Like other City Departments, RAP incurred budget reductions (positions cuts, layoffs, ERIP, etc.) over these last several fiscal years to help close the City's budget deficit. But RAP and the Library Department also incurred a new City policy of paying indirect/support costs which historically were paid from the City's General Fund on their behalf. The Library Department was somewhat assisted towards this effort with the passage of a voter approved ballot measure which allocated a larger percentage of the City's property tax dollars to them. However, RAP was not so fortunate and has had to absorb these costs from its operating budget at its same property tax allocation percentage.
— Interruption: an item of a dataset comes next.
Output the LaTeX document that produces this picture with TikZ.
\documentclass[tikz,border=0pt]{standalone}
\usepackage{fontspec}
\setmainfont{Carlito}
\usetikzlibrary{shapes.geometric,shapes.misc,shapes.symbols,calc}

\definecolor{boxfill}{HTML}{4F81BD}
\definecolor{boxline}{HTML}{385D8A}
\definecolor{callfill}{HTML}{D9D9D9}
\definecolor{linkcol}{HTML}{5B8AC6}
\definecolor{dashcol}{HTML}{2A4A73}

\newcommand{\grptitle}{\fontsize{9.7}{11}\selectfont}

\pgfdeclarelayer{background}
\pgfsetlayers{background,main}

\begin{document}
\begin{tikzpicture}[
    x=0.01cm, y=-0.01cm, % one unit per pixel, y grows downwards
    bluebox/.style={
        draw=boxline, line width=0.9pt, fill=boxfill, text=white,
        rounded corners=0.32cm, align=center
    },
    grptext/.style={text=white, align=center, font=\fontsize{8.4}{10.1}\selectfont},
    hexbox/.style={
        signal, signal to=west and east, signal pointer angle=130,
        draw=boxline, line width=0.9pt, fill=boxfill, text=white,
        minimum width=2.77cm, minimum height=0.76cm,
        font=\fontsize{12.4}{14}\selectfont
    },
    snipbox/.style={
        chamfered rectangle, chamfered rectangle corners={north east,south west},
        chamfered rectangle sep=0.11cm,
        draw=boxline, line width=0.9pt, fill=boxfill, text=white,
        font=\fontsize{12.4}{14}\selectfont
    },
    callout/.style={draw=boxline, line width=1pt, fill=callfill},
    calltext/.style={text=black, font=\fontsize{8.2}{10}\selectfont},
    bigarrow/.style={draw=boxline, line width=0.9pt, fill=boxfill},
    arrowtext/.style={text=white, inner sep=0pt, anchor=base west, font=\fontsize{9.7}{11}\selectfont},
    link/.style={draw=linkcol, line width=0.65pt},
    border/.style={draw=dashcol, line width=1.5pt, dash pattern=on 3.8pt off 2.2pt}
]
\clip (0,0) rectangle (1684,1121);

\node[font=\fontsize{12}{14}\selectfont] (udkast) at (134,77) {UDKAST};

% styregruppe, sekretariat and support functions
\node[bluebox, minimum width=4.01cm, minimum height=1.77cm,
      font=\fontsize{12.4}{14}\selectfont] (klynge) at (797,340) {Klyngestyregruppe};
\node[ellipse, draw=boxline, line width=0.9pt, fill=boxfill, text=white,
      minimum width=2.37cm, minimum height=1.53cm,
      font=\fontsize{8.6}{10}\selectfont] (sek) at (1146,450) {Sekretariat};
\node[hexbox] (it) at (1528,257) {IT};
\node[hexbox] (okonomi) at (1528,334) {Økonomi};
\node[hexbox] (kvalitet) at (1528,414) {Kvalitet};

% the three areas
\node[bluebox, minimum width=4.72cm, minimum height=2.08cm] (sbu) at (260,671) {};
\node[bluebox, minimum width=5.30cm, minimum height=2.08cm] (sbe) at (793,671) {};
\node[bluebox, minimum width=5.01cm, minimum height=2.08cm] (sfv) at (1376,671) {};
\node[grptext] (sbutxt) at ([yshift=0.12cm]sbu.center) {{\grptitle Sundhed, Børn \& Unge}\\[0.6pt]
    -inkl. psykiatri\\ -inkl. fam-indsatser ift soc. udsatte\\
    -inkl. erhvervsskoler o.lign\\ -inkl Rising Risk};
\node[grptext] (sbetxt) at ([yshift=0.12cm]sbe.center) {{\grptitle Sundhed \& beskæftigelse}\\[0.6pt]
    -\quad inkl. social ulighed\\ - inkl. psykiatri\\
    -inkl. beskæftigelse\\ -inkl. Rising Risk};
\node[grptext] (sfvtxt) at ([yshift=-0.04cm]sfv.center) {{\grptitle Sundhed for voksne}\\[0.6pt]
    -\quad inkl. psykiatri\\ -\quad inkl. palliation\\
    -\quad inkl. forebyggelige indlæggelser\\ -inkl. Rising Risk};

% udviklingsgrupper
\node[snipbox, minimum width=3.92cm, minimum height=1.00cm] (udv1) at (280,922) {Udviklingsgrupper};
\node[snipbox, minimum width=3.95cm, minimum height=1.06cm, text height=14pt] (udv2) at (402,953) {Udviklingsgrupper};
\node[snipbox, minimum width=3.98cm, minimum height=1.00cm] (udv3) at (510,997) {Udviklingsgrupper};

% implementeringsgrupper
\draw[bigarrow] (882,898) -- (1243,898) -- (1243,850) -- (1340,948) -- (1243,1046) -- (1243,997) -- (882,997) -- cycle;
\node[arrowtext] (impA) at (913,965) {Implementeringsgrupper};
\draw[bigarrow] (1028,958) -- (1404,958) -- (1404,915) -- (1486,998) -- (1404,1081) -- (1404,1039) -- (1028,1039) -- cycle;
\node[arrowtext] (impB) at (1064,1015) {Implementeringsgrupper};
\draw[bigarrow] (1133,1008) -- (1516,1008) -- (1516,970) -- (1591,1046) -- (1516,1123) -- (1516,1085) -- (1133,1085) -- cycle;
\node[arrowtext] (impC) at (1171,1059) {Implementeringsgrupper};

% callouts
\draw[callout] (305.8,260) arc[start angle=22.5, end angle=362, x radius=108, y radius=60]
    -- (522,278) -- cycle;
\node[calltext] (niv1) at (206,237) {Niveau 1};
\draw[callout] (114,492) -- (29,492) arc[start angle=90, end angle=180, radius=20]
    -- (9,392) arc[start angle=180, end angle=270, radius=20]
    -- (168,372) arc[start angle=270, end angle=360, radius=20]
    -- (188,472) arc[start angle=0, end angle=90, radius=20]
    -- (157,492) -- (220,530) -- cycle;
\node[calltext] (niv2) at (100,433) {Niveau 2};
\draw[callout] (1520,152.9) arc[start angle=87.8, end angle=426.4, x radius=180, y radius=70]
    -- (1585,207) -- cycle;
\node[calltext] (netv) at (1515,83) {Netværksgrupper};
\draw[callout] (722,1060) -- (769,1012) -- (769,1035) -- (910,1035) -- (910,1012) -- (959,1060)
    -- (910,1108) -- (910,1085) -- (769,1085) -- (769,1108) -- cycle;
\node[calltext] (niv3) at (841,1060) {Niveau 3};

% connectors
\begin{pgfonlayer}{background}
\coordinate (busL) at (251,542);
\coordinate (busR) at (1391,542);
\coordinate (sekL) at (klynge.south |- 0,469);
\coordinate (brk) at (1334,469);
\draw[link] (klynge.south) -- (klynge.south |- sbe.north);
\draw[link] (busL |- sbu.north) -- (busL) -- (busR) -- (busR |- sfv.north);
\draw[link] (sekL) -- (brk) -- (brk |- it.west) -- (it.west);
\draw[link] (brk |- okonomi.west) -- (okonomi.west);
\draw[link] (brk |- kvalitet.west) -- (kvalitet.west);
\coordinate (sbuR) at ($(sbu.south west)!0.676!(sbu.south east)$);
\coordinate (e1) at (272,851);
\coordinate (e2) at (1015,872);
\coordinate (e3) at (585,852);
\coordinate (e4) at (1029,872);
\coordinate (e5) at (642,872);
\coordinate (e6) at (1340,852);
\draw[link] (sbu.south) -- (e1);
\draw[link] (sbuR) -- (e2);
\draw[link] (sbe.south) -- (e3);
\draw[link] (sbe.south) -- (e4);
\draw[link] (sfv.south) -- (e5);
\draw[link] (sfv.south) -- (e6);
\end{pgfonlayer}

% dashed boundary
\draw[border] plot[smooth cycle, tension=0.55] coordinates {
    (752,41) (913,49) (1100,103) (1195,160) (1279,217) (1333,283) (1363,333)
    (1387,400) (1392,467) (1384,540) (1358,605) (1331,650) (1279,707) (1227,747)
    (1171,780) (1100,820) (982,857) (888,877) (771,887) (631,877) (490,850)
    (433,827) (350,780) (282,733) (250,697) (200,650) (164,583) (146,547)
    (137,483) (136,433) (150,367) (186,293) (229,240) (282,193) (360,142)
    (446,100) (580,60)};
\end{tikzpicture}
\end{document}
And although RAP is one of 30+ City Departments, RAP alone has contributed $151 million (19%) (almost one-fifth) to reducing the City's projected budget deficit of $800 million over these last several fiscal years through paying the indirect/support costs.
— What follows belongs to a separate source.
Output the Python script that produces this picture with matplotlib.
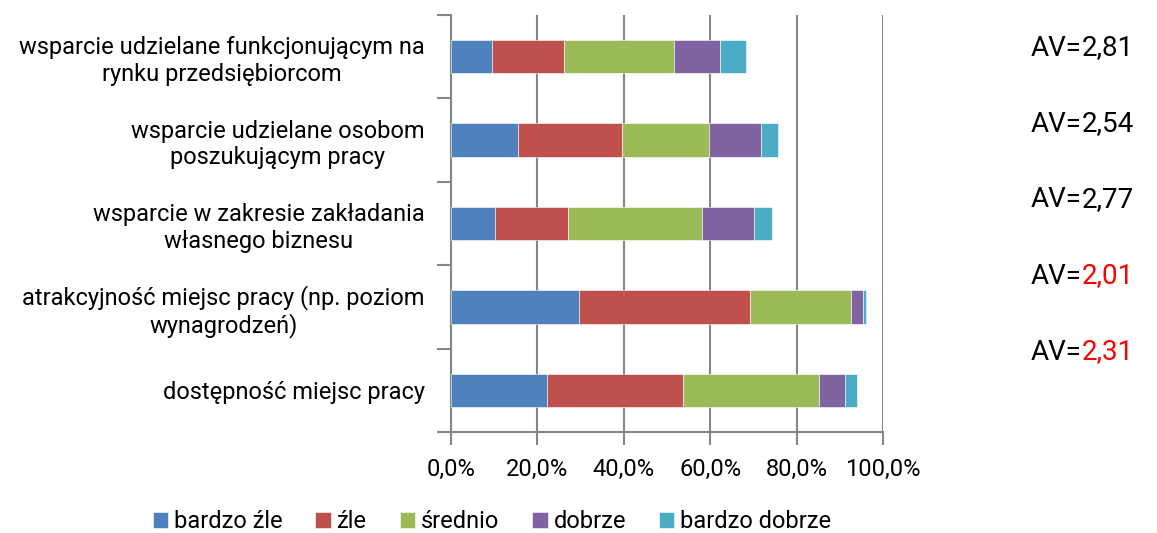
import numpy as np
import matplotlib
matplotlib.use("Agg")
import matplotlib.pyplot as plt

plt.rcParams['font.family'] = ['Roboto', 'DejaVu Sans']

categories = [
    "wsparcie udzielane funkcjonującym na\nrynku przedsiębiorcom",
    "wsparcie udzielane osobom\nposzukującym pracy",
    "wsparcie w zakresie zakładania\nwłasnego biznesu",
    "atrakcyjność miejsc pracy (np. poziom\nwynagrodzeń)",
    "dostępność miejsc pracy",
]
series_names = ["bardzo źle", "źle", "średnio", "dobrze", "bardzo dobrze"]
bardzo_zle = [9.4, 15.4, 10.2, 29.7, 22.2]
zle = [16.8, 24.1, 16.9, 39.6, 31.5]
srednio = [25.5, 20.3, 31.0, 23.4, 31.6]
dobrze = [10.6, 12.0, 12.1, 2.6, 6.0]
bardzo_dobrze = [6.1, 4.0, 4.2, 0.8, 2.7]
av_values = ["2,81", "2,54", "2,77", "2,01", "2,31"]
av_red = [False, False, False, True, True]

colors = ["#4F81BD", "#C0504D", "#9BBB59", "#8064A2", "#4BACC6"]

fig = plt.figure(figsize=(11.57, 5.33), dpi=100)
ax = fig.add_axes([451/1157, 101/533, 432/1157, 417/533])

y = np.arange(len(categories))
left = np.zeros(len(categories))
for name, vals, c in zip(series_names, [bardzo_zle, zle, srednio, dobrze, bardzo_dobrze], colors):
    ax.barh(y, vals, left=left, height=0.4, color=c, label=name, edgecolor='white', linewidth=0.4, zorder=3)
    left += np.array(vals)

ax.set_xlim(0, 100)
ax.set_ylim(len(categories) - 0.5, -0.5)
ax.set_xticks(np.arange(0, 101, 20))
ax.set_xticklabels([f"{v:.1f}%".replace(".", ",") for v in range(0, 101, 20)], fontsize=17)
ax.grid(axis='x', color='#868686', linewidth=1.5, zorder=0)
ax.set_yticks(y)
ax.set_yticklabels(categories, fontsize=17)
for lab in ax.get_yticklabels():
    lab.set_multialignment('center')
ax.set_yticks(np.arange(-0.5, len(categories)), minor=True)
ax.tick_params(axis='y', which='major', length=0, pad=19)
ax.tick_params(axis='y', which='minor', length=10, color='#868686', width=1.5)
ax.tick_params(axis='x', length=9, color='#868686', width=1.5, pad=10)
for s in ['top', 'right']:
    ax.spines[s].set_visible(False)
for s in ['left', 'bottom']:
    ax.spines[s].set_color('#868686')
    ax.spines[s].set_linewidth(1.5)

# AV labels on the right
av_y = [48, 124, 200, 276, 352]
for val, red, yy in zip(av_values, av_red, av_y):
    t = fig.text(1031/1157, 1 - yy/533, "AV=", fontsize=20, va='center', ha='left')
    ax.annotate(val, xy=(1, 0.5), xycoords=t, va='center', ha='left', fontsize=20,
                color='red' if red else 'black', annotation_clip=False)

fig.legend(loc='center', bbox_to_anchor=(492/1157, 1 - 522/533), ncol=5, frameon=False,
           fontsize=17, handlelength=0.65, handleheight=0.65, handletextpad=0.25, columnspacing=1.4)

fig.savefig("out.png", dpi=100)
Another new City policy directed to RAP was to self-fund a portion of its own operating budget which is currently $3.8 million to a proposed $7.0 million in the next fiscal year. Our future ability to self-fund part of our own budget and pay $50+ million annually in indirect/support costs is not sustainable. We also have a large infrastructure of facilities that is continuing to age and the deferred maintenance list of items is continuing to grow. Something must be done to address these myriad of issues, or RAP could be facing tough decisions on whether to continue to provide highly subsidized community programs or to transition to a more passive park system dependent on for-profit or non-profit agencies to provide sports and community programming, which we don't believe any Angeleno wants to occur. We can turn this situation around but we must be treated more fairly in the future. Our budget dollars should be treated as service dollars to be used by our people to service the City's people. We are a critical arm of public safety and must work together to balance community needs against fiscal reality.